■ Problem to work on:
Retype nothing but the lines from the start of the material up to and including the line with "const BAR_FRONT = 0.24, BAR_DEPTH". Pictures don't belong in the copy.
-*-
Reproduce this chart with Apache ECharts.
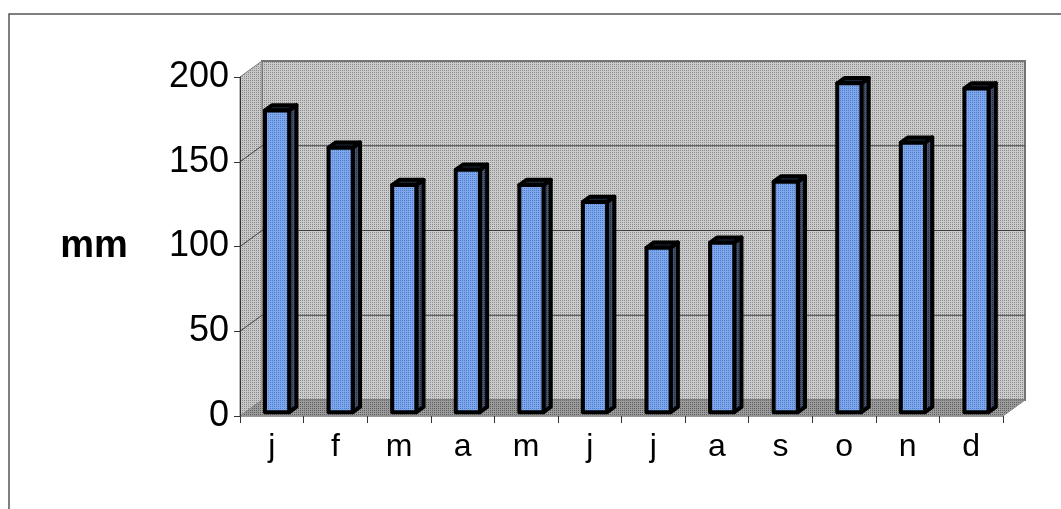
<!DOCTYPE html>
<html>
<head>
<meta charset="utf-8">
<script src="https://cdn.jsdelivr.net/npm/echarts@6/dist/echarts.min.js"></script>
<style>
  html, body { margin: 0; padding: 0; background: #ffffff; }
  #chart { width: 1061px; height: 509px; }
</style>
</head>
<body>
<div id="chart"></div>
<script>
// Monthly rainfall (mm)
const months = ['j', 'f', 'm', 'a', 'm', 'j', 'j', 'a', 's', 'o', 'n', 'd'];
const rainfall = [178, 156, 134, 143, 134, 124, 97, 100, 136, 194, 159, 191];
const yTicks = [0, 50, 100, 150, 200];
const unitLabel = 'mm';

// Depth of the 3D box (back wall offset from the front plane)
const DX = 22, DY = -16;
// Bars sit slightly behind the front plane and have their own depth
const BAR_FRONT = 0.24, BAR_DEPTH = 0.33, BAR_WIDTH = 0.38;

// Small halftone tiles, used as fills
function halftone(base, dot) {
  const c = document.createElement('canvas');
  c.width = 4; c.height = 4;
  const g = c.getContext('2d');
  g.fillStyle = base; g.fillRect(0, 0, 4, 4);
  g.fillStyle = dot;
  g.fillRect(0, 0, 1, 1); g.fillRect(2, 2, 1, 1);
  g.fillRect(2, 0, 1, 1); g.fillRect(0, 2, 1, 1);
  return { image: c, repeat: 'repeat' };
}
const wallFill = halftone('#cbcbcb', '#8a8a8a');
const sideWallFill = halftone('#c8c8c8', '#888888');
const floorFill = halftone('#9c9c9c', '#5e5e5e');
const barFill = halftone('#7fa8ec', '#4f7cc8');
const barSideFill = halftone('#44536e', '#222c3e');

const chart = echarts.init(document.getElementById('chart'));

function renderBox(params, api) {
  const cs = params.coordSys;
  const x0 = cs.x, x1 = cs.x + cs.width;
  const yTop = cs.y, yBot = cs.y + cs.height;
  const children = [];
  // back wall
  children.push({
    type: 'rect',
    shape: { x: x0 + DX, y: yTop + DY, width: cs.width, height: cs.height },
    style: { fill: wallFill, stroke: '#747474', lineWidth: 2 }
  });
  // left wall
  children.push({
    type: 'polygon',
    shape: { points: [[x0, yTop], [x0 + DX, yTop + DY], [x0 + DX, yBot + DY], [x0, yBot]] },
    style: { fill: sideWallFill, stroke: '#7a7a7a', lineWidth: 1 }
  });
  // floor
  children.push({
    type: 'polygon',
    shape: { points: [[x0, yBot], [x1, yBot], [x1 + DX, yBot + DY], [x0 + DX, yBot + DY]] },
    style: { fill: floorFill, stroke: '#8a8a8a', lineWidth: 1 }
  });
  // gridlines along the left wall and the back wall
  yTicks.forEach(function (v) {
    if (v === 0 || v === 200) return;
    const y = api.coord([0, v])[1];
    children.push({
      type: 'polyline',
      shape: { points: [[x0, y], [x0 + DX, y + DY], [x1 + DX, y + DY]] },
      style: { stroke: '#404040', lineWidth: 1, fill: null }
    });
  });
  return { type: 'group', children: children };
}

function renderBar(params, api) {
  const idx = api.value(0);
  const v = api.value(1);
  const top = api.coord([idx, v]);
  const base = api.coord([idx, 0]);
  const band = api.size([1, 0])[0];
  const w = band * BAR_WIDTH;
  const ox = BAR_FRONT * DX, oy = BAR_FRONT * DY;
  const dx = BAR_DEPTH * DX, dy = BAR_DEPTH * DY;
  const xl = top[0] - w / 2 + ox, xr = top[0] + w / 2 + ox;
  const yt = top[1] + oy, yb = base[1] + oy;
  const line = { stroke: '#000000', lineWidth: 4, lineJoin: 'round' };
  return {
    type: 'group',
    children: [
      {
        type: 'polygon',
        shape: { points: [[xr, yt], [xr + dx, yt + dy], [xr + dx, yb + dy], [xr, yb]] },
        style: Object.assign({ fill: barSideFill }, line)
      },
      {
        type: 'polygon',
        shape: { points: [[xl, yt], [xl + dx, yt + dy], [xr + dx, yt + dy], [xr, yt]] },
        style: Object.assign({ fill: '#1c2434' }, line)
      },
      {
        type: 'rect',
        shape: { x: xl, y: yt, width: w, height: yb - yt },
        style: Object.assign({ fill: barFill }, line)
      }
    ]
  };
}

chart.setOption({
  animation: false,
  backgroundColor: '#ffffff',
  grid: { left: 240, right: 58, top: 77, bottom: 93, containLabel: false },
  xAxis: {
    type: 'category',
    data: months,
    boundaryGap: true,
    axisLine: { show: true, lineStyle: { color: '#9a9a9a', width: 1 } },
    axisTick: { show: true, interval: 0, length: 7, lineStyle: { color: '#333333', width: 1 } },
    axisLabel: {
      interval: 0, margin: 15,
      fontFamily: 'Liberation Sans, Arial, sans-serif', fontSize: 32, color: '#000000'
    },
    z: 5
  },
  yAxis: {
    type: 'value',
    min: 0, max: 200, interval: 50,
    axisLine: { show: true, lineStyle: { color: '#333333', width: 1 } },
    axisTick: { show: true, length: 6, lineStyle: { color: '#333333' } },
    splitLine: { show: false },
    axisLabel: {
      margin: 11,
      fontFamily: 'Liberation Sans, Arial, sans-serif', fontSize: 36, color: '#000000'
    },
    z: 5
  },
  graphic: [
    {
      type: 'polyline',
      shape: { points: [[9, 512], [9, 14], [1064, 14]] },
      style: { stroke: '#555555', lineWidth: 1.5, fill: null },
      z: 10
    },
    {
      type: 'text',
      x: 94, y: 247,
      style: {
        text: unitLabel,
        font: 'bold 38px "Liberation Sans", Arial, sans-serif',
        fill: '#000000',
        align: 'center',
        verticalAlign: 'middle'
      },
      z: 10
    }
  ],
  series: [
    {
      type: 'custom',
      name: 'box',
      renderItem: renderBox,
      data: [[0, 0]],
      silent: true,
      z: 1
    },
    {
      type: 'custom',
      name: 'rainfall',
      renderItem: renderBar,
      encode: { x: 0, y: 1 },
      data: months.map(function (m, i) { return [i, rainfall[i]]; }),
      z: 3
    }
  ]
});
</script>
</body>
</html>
-*-
■ Task answer:
Reproduce this chart with Apache ECharts.
<!DOCTYPE html>
<html>
<head>
<meta charset="utf-8">
<script src="https://cdn.jsdelivr.net/npm/echarts@6/dist/echarts.min.js"></script>
<style>
  html, body { margin: 0; padding: 0; background: #ffffff; }
  #chart { width: 1061px; height: 509px; }
</style>
</head>
<body>
<div id="chart"></div>
<script>
// Monthly rainfall (mm)
const months = ['j', 'f', 'm', 'a', 'm', 'j', 'j', 'a', 's', 'o', 'n', 'd'];
const rainfall = [178, 156, 134, 143, 134, 124, 97, 100, 136, 194, 159, 191];
const yTicks = [0, 50, 100, 150, 200];
const unitLabel = 'mm';

// Depth of the 3D box (back wall offset from the front plane)
const DX = 22, DY = -16;
// Bars sit slightly behind the front plane and have their own depth
const BAR_FRONT = 0.24, BAR_DEPTH = 0.33, BAR_WIDTH = 0.38;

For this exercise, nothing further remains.